For a time frame spanning between 1974 to 2003, the team analyzed the average weight of Americans, and, based on this mean, they calculated the amount of food that the general population consumed. Then, they used data transmitted by the US government to the United Nations (UN) Food and Agriculture Organization (FAO), and subtracted the difference between consumption and purchased/available products. This difference is nothing but wasted food, the group argues. “We called it the missing mass of American food,” NIDDK mathematician Carson Chow, a study coauthor, says.

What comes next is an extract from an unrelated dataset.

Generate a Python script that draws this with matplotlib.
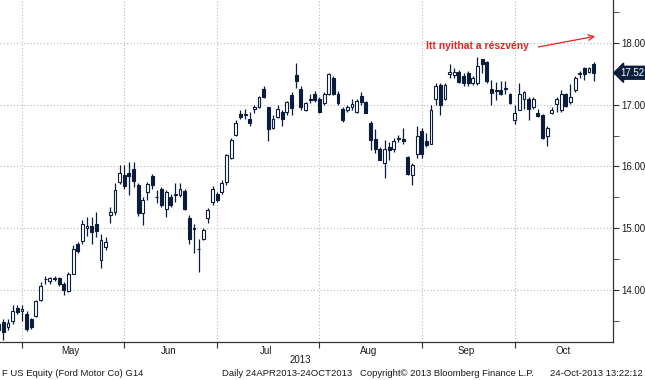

The US Department of Agriculture (USDA) previously estimated that approximately 27 percent of the food mass went to waste, but the new numbers far exceed these calculations. A more detailed explanation of the study appears in the November issue of the open-access scientific journal PLoS ONE. Chow and Hall have basically demonstrated that the percentage of wasted food has been increasingly rising over the past three and a half decades, and that the trend is accelerating as we speak. The main reason, experts say, is the low price of food. “If it was more expensive, waste would be reduced,” they conclude.